Search code examples
google-sheetsgoogle-sheets-formula

Select random values from a column without replacement multiple times


I have a Google Sheet with data in column A. I have a list of dates in column B. There are more dates in column B than there are values in column A. Column C is empty:

Column A Column B Column C
Value 1 Date 1
Value 2 Date 2
Value 3 Date 3
Date 4
Date 5
Date 6
Date 7
Date 8

I want to select a random value from column A for every date in column B without immediate replacement. Replacement will have to happen after all values have been used, so I want to start the random selection fresh once this happens. So a valid solution would look like:

Column A Column B Column C
Value 1 Date 1 Value 2
Value 2 Date 2 Value 3
Value 3 Date 3 Value 1
Date 4 Value 3
Date 5 Value 1
Date 6 Value 2
Date 7 Value 2
Date 8 Value 3

Dates 1-3 get a random selection of the 3 values in column A, then 4-6 get another, etc. Note that Value 2 occurs on date 6 and date 7 because selection starts again; this is fine.

I would also like to be able to add values to column A later on. I would like the random selection to update for any date after the date I make the update on (using the wallclock or something to determine the date) while keeping the values in column C for days that have passed (including the day the update is made). So if I add Value 4 to column A on date 5, a valid solution would look like:

Column A Column B Column C
Value 1 Date 1 Value 2
Value 2 Date 2 Value 3
Value 3 Date 3 Value 1
Value 4 Date 4 Value 3
Date 5 Value 1
Date 6 Value 4
Date 7 Value 2
Date 8 Value 3
Date 9 Value 2
Date 10 Value 1
Date 11 Value 4
Date 12 Value 1
Date 13 Value 2

The values in column C for dates 1-5 are left unchanged. The values for dates 6 and 7 are recomputed, selected randomly from (value 2, value 4) because they have not been selected since the random selection "reset" after day 3. All 4 values are randomly selected in days 8-11, then "reset" again after day 11.

I tried

=array_constrain(sort(filter(A1:A,A1:A<>""),randarray(counta(A1:A),1),1),5,1)
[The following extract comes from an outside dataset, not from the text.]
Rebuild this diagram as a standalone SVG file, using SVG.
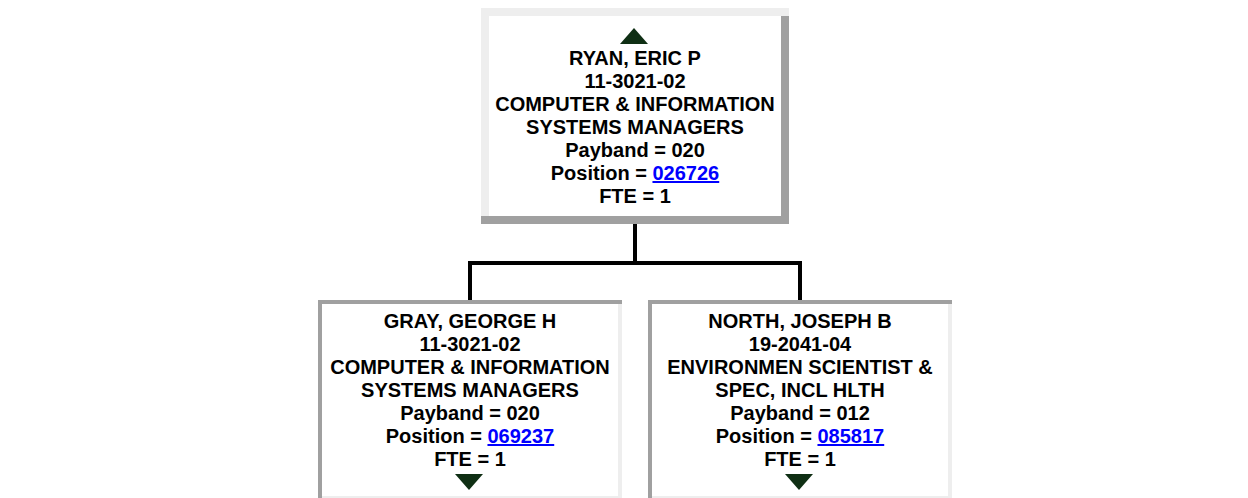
<svg xmlns="http://www.w3.org/2000/svg" width="1248" height="498" viewBox="0 0 1248 498">
<defs>
<style>
.t{font-family:"Liberation Sans",Arial,sans-serif;font-weight:bold;font-size:20px;fill:#000;text-anchor:middle}
.lnk{fill:#0000ff;text-decoration:underline}
.lt{fill:#eeeeee}
.dk{fill:#a0a0a0}
.in{fill:#ffffff}
.tri{fill:#0f2f14}
.con{fill:none;stroke:#000;stroke-width:4;stroke-linecap:square}
</style>
</defs>
<rect width="1248" height="498" fill="#ffffff"/>
<g id="connectors">
<path class="con" d="M635 224 V263 M470 263 H800 M470 263 V300 M800 263 V300"/>
</g>
<g id="node-ryan">
<rect class="lt" x="481" y="8" width="308" height="216"/>
<rect class="dk" x="781" y="16" width="8" height="208"/>
<rect class="dk" x="481" y="216" width="308" height="8"/>
<rect class="in" x="489" y="16" width="292" height="200"/>
<polygon class="tri" points="634,28 648,44 620,44"/>
<text class="t" x="635" y="65">RYAN, ERIC P</text>
<text class="t" x="635" y="88">11-3021-02</text>
<text class="t" x="635" y="111">COMPUTER &amp; INFORMATION</text>
<text class="t" x="635" y="134">SYSTEMS MANAGERS</text>
<text class="t" x="635" y="157">Payband = 020</text>
<text class="t" x="635" y="180">Position = <tspan class="lnk">026726</tspan></text>
<text class="t" x="635" y="203">FTE = 1</text>
</g>
<g id="node-gray">
<rect class="lt" x="318" y="300" width="304" height="200"/>
<rect class="dk" x="318" y="300" width="304" height="4"/>
<rect class="dk" x="318" y="300" width="4" height="200"/>
<rect class="in" x="322" y="304" width="296" height="192"/>
<polygon class="tri" points="455,474 483,474 469,490"/>
<text class="t" x="470" y="328">GRAY, GEORGE H</text>
<text class="t" x="470" y="351">11-3021-02</text>
<text class="t" x="470" y="374">COMPUTER &amp; INFORMATION</text>
<text class="t" x="470" y="397">SYSTEMS MANAGERS</text>
<text class="t" x="470" y="420">Payband = 020</text>
<text class="t" x="470" y="443">Position = <tspan class="lnk">069237</tspan></text>
<text class="t" x="470" y="466">FTE = 1</text>
</g>
<g id="node-north">
<rect class="lt" x="648" y="300" width="304" height="200"/>
<rect class="dk" x="648" y="300" width="304" height="4"/>
<rect class="dk" x="648" y="300" width="4" height="200"/>
<rect class="in" x="652" y="304" width="296" height="192"/>
<polygon class="tri" points="785,474 813,474 799,490"/>
<text class="t" x="800" y="328">NORTH, JOSEPH B</text>
<text class="t" x="800" y="351">19-2041-04</text>
<text class="t" x="800" y="374">ENVIRONMEN SCIENTIST &amp;</text>
<text class="t" x="800" y="397">SPEC, INCL HLTH</text>
<text class="t" x="800" y="420">Payband = 012</text>
<text class="t" x="800" y="443">Position = <tspan class="lnk">085817</tspan></text>
<text class="t" x="800" y="466">FTE = 1</text>
</g>
</svg>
to select 5 days of values from column A without replacement. However, this only selected 3 values because column A only had 3 values.


Solution

  • I've got a formula you can use which I think gets closer to what you want. With your table at the top left of the sheet, enable iterative calculation in Settings, set the maximum number of iterations to 1 and set the recalculation interval to 'On change and every hour'. Then place the following in C2:

    =arrayformula(let(
    values,tocol(A2:A,1),
    dates,tocol(B2:B,1),
    valcount,counta(values),
    datecount,counta(dates),
    groupcount,ceiling(datecount/valcount),
    paddates,wrapcols(dates,valcount*groupcount,),
    randomindexes,tocol(byrow(randarray(groupcount,valcount),lambda(row,rank(row,row)))),
    selection,xlookup(filter(randomindexes,len(paddates)),sequence(valcount),values),
    if(dates>today(),selection,C2:C)))
    

    I am assuming that the dates in column B are genuine dates and are formatted as such, and that you will 'initialise' the table with a series of dates in column B which start from the day after the day you set the table up. Column C will be populated with a random selection from the values in column A (without replacement), looping after all values have been selected, and the with each new day the previous day's value selected is 'memorised' by exploiting a deliberate circular reference.

    If you change the number of values in column A during the time the table is running, future days will randomly select from the new list of values without affecting the previous day's selections; the one thing I haven't been able to implement is where you've asked for the random selection immediately after a change in the number of values to take into account the previous values randomly selected and not to pick those - I'm not sure how to handle that.